Moby-Dick, a book with as much physical bulk as the volumous laviathan himself, [5] is bigger than one man's tale. For this very reason chapters featuring stage directions, depicting actions to which Ishmael could not be privy, suggests holistic drama--"All the worlds a stage,/and all the men and women merely players: they have their exits and entrances"(As You Like It II.vii.139)--a drama we all must act and a drama that cannot be narrated by one voice alone. Hence the shifts not only of first person narration to third, but the shifts of narrative voice: sometimes comic, sometimes serious, sometimes ironic, sometimes didactic. Just as Moby-Dick contains all aspects of the many voiced human perspective--to whatever degree this is possible--so too its direct correlative, Moby-Dick, the White Whale, must contain all aspects of that same perspective. Moby-Dick’s nature is described variously according to the nature of the witness, though, in all those very many multitudinous descriptions, the holistic overview provides both concord and focus, displaying the White Whale’s essential and ontological nucleus. The variation of shipboard opinion regarding questions of ontology, rather like the variations of narrative voice, serve to underscore the essential mystery. And yet, more importantly, they describe the structural system of Moby-Dick as being microcosmically analogical and holistic, where each element of the book is related to the whole, where each view is an inkling of a new cosmological vision, where each point of light is derived from the blinking blinding light of Moby-Dick.


Works Cited

Fussell, Edwin “Moby-Dick and the American West” New Oxford Review. 1993

Chase, Richard Volney, The American Novel and its Tradition Garden City, N. Y., Doubleday, 1957.

Howard P. Vincent ed. Studies in Moby-Dick Columbus, Ohio, Charles E. Merrill Publishing Company

Journal of the History of Ideas. “Symbolism in Moby-Dick” XII  Philadelphia: Journal of the History of Ideas, Inc. 1951

Melville, Herman Moby-Dick  New York: W. W. Norton & Company Inc. 1967

Sewanee Review “Heterodoxy on Moby-Dick” LV  University of the South Sewanee, Tenn. 1947

Stern, Milton R. ed. Discussions of Moby-Dick Boston, Heath 1960



[1] A sense of this is discovered variously in Typee, the parabolic “The Lightening Rod Man,” The Confidence-Man and elsewhere.

[2] This is not to suggest that the heathen on board have all adopted Christianity: far from it. They have, as we shall see, adopted instead to orthodoxy and dogma of Ahab’s monomania.

[3] Unfortunately, Lawrence has already said: “He is warm-blooded, he is loveable. . . . the whale is not wicked. He doesn’t bite. . . . He is lonely Laviathan”(35) None of this seems to describe Moby-Dick, and much less the essence of white culture.
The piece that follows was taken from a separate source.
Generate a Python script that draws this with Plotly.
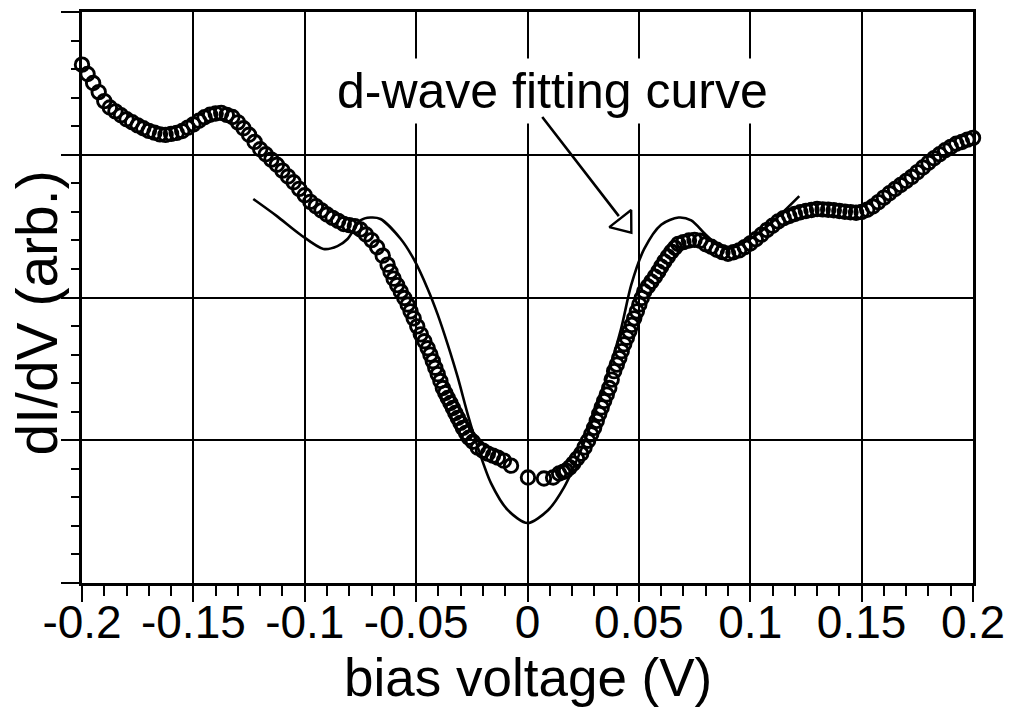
import plotly.graph_objects as go

# ---------------- data ----------------
bias_data = [
    -0.2000, -0.1975, -0.1950, -0.1925, -0.1900, -0.1875, -0.1850, -0.1825, -0.1800, -0.1775,
    -0.1750, -0.1725, -0.1700, -0.1675, -0.1650, -0.1625, -0.1600, -0.1575, -0.1550, -0.1525,
    -0.1500, -0.1475, -0.1450, -0.1425, -0.1400, -0.1375, -0.1350, -0.1325, -0.1300, -0.1275,
    -0.1250, -0.1225, -0.1200, -0.1175, -0.1150, -0.1125, -0.1100, -0.1075, -0.1050, -0.1025,
    -0.1000, -0.0975, -0.0950, -0.0925, -0.0900, -0.0875, -0.0850, -0.0825, -0.0800, -0.0775,
    -0.0750, -0.0725, -0.0700, -0.0675, -0.0650,
    -0.0628, -0.0615, -0.0601, -0.0585, -0.0569, -0.0553, -0.0538, -0.0525, -0.0511, -0.0495,
    -0.0479, -0.0463, -0.0448, -0.0436, -0.0425, -0.0414, -0.0403, -0.0391, -0.0380, -0.0369,
    -0.0358, -0.0346, -0.0335, -0.0324, -0.0313, -0.0301, -0.0290, -0.0276, -0.0263, -0.0245,
    -0.0223, -0.0200, -0.0178, -0.0155, -0.0133, -0.0106, -0.0074, 0.0002,
    0.0074, 0.0115, 0.0142, 0.0160, 0.0173, 0.0190, 0.0205, 0.0222, 0.0241, 0.0256,
    0.0272, 0.0286, 0.0299, 0.0311, 0.0322, 0.0333, 0.0344, 0.0356, 0.0367, 0.0378,
    0.0389, 0.0401, 0.0412, 0.0423, 0.0434, 0.0446, 0.0457, 0.0468, 0.0479, 0.0491,
    0.0502, 0.0513, 0.0524, 0.0540, 0.0556, 0.0572, 0.0587, 0.0600, 0.0614, 0.0630,
    0.0646, 0.0662, 0.0677,
    0.0700, 0.0725, 0.0750, 0.0775, 0.0800, 0.0825, 0.0850, 0.0875, 0.0900, 0.0925,
    0.0950, 0.0975, 0.1000, 0.1025, 0.1050, 0.1075, 0.1100, 0.1125, 0.1150, 0.1175,
    0.1200, 0.1225, 0.1250, 0.1275, 0.1300, 0.1325, 0.1350, 0.1375, 0.1400, 0.1425,
    0.1450, 0.1475, 0.1500, 0.1525, 0.1550, 0.1575, 0.1600, 0.1625, 0.1650, 0.1675,
    0.1700, 0.1725, 0.1750, 0.1775, 0.1800, 0.1825, 0.1850, 0.1875, 0.1900, 0.1925,
    0.1950, 0.1975, 0.2000,
]
didv_data = [
    3.631, 3.566, 3.503, 3.439, 3.376, 3.331, 3.304, 3.277, 3.249, 3.228,
    3.206, 3.186, 3.167, 3.155, 3.143, 3.139, 3.146, 3.153, 3.166, 3.190,
    3.213, 3.238, 3.263, 3.280, 3.289, 3.293, 3.279, 3.264, 3.227, 3.186,
    3.140, 3.090, 3.039, 3.003, 2.966, 2.930, 2.889, 2.848, 2.807, 2.761,
    2.716, 2.670, 2.640, 2.610, 2.581, 2.558, 2.537, 2.515, 2.507, 2.499,
    2.476, 2.441, 2.402, 2.352, 2.293,
    2.230, 2.180, 2.132, 2.087, 2.042, 1.996, 1.951, 1.903, 1.854, 1.798,
    1.742, 1.694, 1.645, 1.600, 1.554, 1.508, 1.463, 1.415, 1.366, 1.331,
    1.296, 1.261, 1.226, 1.191, 1.157, 1.122, 1.087, 1.052, 1.017, 0.990,
    0.948, 0.927, 0.906, 0.892, 0.878, 0.857, 0.822, 0.739,
    0.732, 0.739, 0.767, 0.778, 0.787, 0.810, 0.836, 0.870, 0.906, 0.950,
    0.997, 1.042, 1.087, 1.136, 1.185, 1.230, 1.275, 1.320, 1.366, 1.425,
    1.484, 1.530, 1.575, 1.624, 1.672, 1.718, 1.763, 1.808, 1.854, 1.903,
    1.951, 1.997, 2.042, 2.077, 2.111, 2.146, 2.181, 2.216, 2.251, 2.286,
    2.321, 2.349, 2.376,
    2.388, 2.399, 2.404, 2.398, 2.373, 2.355, 2.334, 2.318, 2.307, 2.317,
    2.330, 2.353, 2.378, 2.408, 2.440, 2.473, 2.503, 2.532, 2.556, 2.571,
    2.585, 2.597, 2.606, 2.613, 2.620, 2.617, 2.615, 2.611, 2.606, 2.601,
    2.597, 2.594, 2.599, 2.615, 2.638, 2.668, 2.700, 2.730, 2.760, 2.788,
    2.816, 2.845, 2.878, 2.911, 2.944, 2.976, 3.004, 3.031, 3.055, 3.077,
    3.089, 3.106, 3.118,
]

bias_fit = [
    -0.1231, -0.1125, -0.1019, -0.0916, -0.0853, -0.0808, -0.0750, -0.0705, -0.0660, -0.0569,
    -0.0511, -0.0448, -0.0403, -0.0358, -0.0313, -0.0268, -0.0223, -0.0164, -0.0088, 0.0000,
    0.0092, 0.0164, 0.0240, 0.0300, 0.0360, 0.0420, 0.0466, 0.0524, 0.0600, 0.0678,
    0.0735, 0.0794, 0.0850, 0.0900, 0.1000, 0.1100, 0.1220,
]
didv_fit = [
    2.69, 2.57, 2.44, 2.34, 2.36, 2.41, 2.54, 2.56, 2.55, 2.41,
    2.27, 2.06, 1.88, 1.67, 1.44, 1.18, 0.95, 0.70, 0.51, 0.42,
    0.51, 0.67, 0.93, 1.18, 1.46, 1.78, 2.09, 2.34, 2.51, 2.56,
    2.54, 2.45, 2.37, 2.34, 2.41, 2.53, 2.71,
]

x_tick_vals = [-0.2, -0.15, -0.1, -0.05, 0, 0.05, 0.1, 0.15, 0.2]
x_tick_text = ["-0.2", "-0.15", "-0.1", "-0.05", "0", "0.05", "0.1", "0.15", "0.2"]
y_tick_vals = [0, 1, 2, 3, 4]

x_title = "bias voltage (V)"
y_title = "dI/dV (arb.)"
note_text = "d-wave fitting curve"
# annotation anchor points (data units)
note_pos = (0.0110, 3.45)
arrow_tail = (0.0061, 3.275)
arrow_head = (0.0410, 2.57)
head_marker = (0.0433, 2.52)

FONT = "Liberation Sans, Arial, Helvetica, sans-serif"

fig = go.Figure()

fig.add_trace(go.Scatter(
    x=bias_fit, y=didv_fit, mode="lines",
    line=dict(color="black", width=2.6, shape="spline", smoothing=0.8),
    hoverinfo="skip", showlegend=False,
))

fig.add_trace(go.Scatter(
    x=bias_data, y=didv_data, mode="markers",
    marker=dict(symbol="circle-open", size=13.5, color="black",
                line=dict(color="black", width=2.9)),
    cliponaxis=False, showlegend=False,
))

# open triangular arrow head
fig.add_trace(go.Scatter(
    x=[head_marker[0]], y=[head_marker[1]], mode="markers",
    marker=dict(symbol="triangle-up", size=24, angle=142, color="white",
                line=dict(color="black", width=2.4)),
    showlegend=False, hoverinfo="skip",
))

axis_common = dict(
    showline=True, linecolor="black", linewidth=2.6, mirror=True,
    showgrid=True, gridcolor="black", gridwidth=1.8,
    zeroline=False, ticks="outside", tickcolor="black", tickwidth=2.4,
)

fig.update_xaxes(
    range=[-0.2, 0.2], tickmode="array", tickvals=x_tick_vals, ticktext=x_tick_text,
    ticklen=16, ticklabelstandoff=-19,
    tickfont=dict(family=FONT, size=46, color="black"),
    minor=dict(dtick=0.01, tick0=-0.2, ticks="outside", ticklen=10, tickwidth=2,
               tickcolor="black", showgrid=False),
    **axis_common,
)
fig.update_yaxes(
    range=[0, 4], tickmode="array", tickvals=y_tick_vals, showticklabels=False,
    ticklen=18,
    minor=dict(dtick=0.2, tick0=0, ticks="outside", ticklen=8, tickwidth=2,
               tickcolor="black", showgrid=False),
    **axis_common,
)

fig.add_annotation(
    x=note_pos[0], y=note_pos[1], xref="x", yref="y", text=note_text,
    showarrow=False, font=dict(family=FONT, size=50, color="black"),
    bgcolor="white", borderpad=4,
)
fig.add_annotation(
    x=arrow_head[0], y=arrow_head[1], xref="x", yref="y",
    ax=arrow_tail[0], ay=arrow_tail[1], axref="x", ayref="y",
    text="", showarrow=True, arrowhead=0, arrowwidth=2.6, arrowcolor="black",
)

fig.add_annotation(
    x=0.5, y=0, xref="paper", yref="paper", text=x_title, showarrow=False,
    yanchor="middle", yshift=-94,
    font=dict(family=FONT, size=53, color="black"),
)
fig.add_annotation(
    x=0, y=0.472, xref="paper", yref="paper", text=y_title, showarrow=False,
    textangle=-90, xanchor="center", xshift=-45,
    font=dict(family=FONT, size=57, color="black"),
)

fig.update_layout(
    width=1016, height=708,
    margin=dict(l=82, r=43, t=9, b=125),
    paper_bgcolor="white", plot_bgcolor="white",
    showlegend=False,
)

fig.write_html("out.html", config={"displayModeBar": False},
               post_script="document.body.style.margin='0px';")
[4] The “Calvinistic notwithstanding clause” refers to the general understanding that understanding is generally impossible, that the workings of the All Mighty, especially concerning the patent contradiction of pre-ordination, which must include the creation of evil, essentially denies God’s absolute goodness; and also the seeming conundrum of God also and necessarily being pre-ordained.

[5] This is not merely a passing comment but another seemingly bromide connective actually owning important thematic ramifications.